▶ **Problem**
Skip the pictures. Set down, word for word, the lines from the start of the material up to and including the line with "in range(1, 5)]".

▶ **Raw data**
◆ ◆ ◆

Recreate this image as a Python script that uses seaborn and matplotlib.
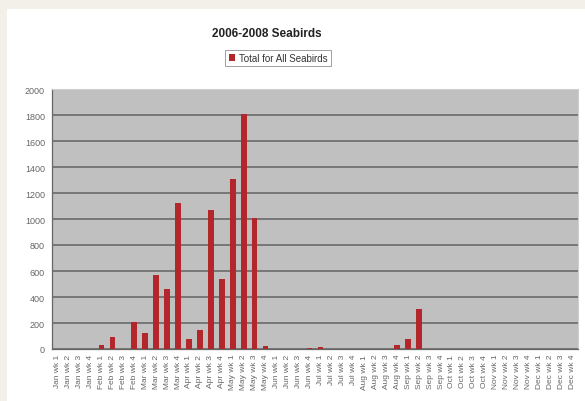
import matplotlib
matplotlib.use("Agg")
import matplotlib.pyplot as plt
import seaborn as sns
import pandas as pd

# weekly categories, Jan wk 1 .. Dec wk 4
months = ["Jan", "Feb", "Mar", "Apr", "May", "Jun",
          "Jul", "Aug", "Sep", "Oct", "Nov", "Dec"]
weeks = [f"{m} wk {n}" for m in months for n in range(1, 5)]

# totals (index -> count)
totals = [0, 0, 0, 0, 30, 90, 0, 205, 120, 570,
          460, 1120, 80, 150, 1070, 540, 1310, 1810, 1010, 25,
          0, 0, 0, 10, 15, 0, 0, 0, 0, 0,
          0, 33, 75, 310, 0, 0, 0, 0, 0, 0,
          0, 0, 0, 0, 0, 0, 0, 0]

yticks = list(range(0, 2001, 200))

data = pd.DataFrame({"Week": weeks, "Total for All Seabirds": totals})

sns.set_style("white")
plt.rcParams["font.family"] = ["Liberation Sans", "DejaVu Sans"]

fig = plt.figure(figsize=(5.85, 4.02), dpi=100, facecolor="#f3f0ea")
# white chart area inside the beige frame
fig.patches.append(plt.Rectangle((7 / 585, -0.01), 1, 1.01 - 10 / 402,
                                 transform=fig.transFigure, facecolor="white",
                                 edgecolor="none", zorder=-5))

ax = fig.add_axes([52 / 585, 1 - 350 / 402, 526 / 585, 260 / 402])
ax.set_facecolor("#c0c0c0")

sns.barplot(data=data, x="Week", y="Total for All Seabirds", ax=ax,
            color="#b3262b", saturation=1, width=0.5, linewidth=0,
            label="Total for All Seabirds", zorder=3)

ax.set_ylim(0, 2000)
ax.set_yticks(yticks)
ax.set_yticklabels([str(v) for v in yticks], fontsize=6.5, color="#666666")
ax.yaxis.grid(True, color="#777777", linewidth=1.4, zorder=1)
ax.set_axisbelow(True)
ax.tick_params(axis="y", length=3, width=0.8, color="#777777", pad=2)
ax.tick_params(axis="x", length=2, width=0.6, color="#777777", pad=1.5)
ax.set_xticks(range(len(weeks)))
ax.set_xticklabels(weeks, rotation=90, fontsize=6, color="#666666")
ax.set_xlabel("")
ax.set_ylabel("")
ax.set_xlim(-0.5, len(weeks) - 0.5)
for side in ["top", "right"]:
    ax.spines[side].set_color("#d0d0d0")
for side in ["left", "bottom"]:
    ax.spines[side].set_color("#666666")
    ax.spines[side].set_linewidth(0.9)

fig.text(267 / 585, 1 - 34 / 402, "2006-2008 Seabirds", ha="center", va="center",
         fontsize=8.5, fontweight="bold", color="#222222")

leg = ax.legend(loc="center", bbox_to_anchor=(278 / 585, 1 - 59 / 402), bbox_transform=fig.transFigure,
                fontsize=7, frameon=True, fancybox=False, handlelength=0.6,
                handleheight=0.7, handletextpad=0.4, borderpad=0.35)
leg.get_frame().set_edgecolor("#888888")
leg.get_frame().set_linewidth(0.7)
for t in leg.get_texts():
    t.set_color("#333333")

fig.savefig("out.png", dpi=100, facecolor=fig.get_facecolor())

◆ ◆ ◆

▶ **Exercise result**
Recreate this image as a Python script that uses seaborn and matplotlib.
import matplotlib
matplotlib.use("Agg")
import matplotlib.pyplot as plt
import seaborn as sns
import pandas as pd

# weekly categories, Jan wk 1 .. Dec wk 4
months = ["Jan", "Feb", "Mar", "Apr", "May", "Jun",
          "Jul", "Aug", "Sep", "Oct", "Nov", "Dec"]
weeks = [f"{m} wk {n}" for m in months for n in range(1, 5)]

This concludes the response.